- _Exercise aim_
Find the string "this" and gather every line that holds it.

- _Source data_
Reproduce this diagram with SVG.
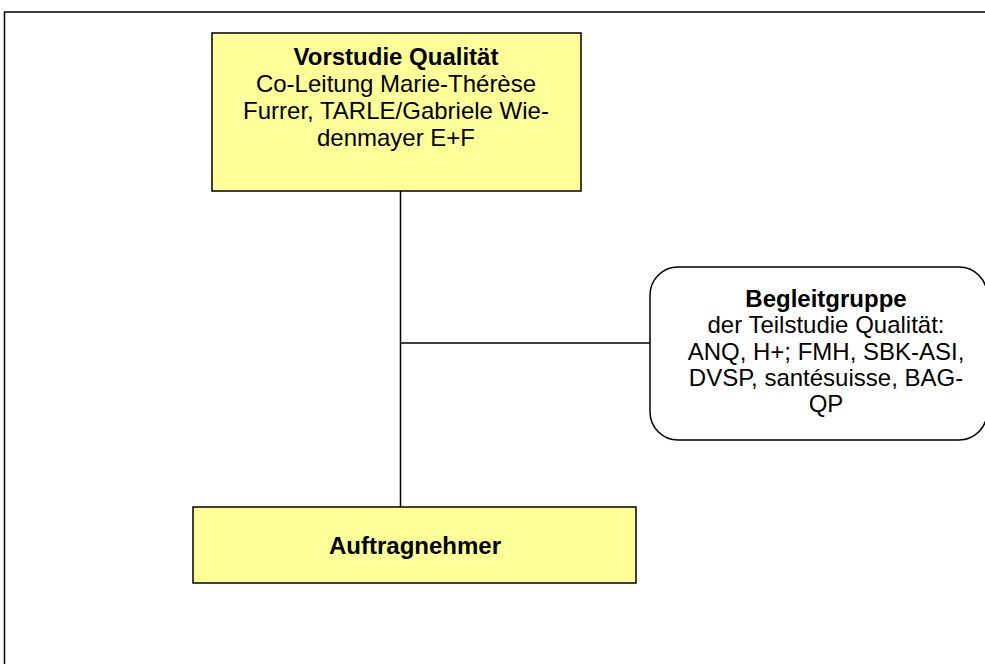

---

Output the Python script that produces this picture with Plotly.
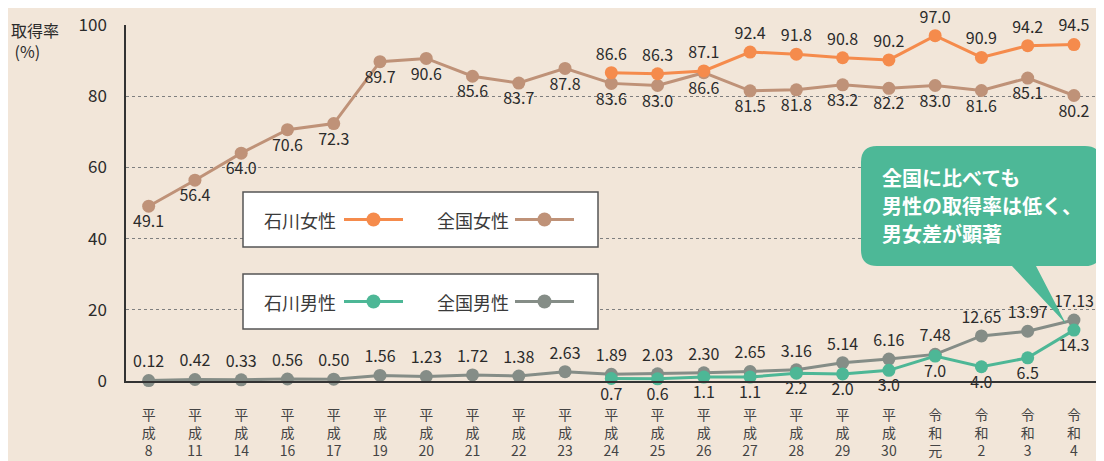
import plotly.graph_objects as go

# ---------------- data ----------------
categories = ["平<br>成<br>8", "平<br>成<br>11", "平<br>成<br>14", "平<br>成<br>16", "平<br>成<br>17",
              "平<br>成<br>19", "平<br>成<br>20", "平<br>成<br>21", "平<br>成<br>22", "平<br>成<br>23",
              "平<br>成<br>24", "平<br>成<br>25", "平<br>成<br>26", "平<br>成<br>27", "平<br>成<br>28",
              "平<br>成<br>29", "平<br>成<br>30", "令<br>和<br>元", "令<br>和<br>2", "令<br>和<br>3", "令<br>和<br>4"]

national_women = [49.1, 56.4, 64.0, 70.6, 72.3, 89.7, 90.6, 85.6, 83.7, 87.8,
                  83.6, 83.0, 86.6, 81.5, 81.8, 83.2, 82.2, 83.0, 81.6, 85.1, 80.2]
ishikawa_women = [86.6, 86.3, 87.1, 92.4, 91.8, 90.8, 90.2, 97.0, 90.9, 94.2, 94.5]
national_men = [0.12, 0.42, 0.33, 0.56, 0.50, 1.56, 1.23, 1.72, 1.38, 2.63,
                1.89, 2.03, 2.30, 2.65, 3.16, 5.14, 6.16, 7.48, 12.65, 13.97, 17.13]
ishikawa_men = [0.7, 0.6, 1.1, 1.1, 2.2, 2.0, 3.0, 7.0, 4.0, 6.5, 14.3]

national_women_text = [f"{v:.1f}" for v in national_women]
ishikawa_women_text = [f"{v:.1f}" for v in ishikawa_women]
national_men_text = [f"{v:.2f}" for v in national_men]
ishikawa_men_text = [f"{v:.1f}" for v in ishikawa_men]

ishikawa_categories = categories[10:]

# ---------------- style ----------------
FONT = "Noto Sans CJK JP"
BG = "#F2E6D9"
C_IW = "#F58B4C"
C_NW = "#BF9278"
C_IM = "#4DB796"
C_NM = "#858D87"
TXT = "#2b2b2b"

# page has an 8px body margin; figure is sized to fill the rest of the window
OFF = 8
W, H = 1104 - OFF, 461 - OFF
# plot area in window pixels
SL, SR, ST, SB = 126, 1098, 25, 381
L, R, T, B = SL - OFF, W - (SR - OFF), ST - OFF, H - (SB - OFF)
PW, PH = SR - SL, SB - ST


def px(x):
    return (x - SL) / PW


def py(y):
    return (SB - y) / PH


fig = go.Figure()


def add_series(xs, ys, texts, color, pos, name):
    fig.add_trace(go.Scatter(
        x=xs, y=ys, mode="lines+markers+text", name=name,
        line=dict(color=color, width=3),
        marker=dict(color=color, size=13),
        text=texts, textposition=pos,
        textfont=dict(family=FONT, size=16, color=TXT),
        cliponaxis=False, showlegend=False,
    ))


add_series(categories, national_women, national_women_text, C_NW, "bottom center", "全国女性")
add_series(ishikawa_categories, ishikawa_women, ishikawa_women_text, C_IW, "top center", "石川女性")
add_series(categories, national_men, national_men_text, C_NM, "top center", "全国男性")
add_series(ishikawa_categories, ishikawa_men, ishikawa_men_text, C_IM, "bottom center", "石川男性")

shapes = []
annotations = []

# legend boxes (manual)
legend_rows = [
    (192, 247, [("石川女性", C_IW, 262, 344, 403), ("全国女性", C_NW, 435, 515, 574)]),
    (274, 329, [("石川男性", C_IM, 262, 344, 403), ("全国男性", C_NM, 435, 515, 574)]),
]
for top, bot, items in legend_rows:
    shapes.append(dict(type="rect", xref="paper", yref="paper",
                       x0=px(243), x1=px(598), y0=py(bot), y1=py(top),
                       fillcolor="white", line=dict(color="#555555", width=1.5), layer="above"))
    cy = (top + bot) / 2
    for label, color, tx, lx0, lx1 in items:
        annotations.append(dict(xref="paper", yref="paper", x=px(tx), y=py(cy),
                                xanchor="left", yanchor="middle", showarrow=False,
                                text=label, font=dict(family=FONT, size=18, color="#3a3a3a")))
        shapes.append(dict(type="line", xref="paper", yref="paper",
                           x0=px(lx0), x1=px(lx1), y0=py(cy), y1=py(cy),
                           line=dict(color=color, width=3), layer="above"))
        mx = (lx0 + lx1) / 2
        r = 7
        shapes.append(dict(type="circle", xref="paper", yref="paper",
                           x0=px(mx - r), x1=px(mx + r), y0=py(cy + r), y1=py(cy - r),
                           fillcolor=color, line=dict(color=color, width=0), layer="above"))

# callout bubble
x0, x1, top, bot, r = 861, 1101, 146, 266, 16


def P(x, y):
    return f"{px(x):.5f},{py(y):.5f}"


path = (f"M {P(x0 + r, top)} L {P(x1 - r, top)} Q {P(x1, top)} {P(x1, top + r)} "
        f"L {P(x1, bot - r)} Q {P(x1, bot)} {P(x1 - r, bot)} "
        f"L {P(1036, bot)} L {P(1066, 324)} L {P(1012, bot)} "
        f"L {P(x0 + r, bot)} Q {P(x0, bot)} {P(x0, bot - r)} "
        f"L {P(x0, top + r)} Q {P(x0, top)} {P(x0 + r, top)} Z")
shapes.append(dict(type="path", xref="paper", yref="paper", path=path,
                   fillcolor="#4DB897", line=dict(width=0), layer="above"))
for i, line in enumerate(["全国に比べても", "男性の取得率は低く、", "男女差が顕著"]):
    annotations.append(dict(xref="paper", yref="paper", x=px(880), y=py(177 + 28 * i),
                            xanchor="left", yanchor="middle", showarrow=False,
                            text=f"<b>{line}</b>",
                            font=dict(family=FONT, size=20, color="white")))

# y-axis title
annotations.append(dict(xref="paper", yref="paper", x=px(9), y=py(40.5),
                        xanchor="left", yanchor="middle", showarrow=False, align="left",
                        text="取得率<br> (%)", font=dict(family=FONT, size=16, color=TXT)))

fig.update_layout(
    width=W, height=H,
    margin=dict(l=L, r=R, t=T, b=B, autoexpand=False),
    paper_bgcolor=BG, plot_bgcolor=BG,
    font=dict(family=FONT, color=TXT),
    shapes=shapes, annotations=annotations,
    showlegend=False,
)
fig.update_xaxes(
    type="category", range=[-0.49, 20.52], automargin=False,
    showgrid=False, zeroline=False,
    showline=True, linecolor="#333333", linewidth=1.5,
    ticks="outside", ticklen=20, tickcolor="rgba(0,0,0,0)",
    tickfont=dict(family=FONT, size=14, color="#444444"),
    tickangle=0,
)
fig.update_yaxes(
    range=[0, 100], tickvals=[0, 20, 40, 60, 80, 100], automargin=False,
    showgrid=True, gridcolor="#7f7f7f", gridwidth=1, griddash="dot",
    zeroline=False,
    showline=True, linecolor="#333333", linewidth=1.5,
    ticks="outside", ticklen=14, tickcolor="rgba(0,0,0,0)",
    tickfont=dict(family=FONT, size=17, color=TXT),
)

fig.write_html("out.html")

- _Written response_
Reproduce this diagram with SVG.
Output the Python script that produces this picture with Plotly.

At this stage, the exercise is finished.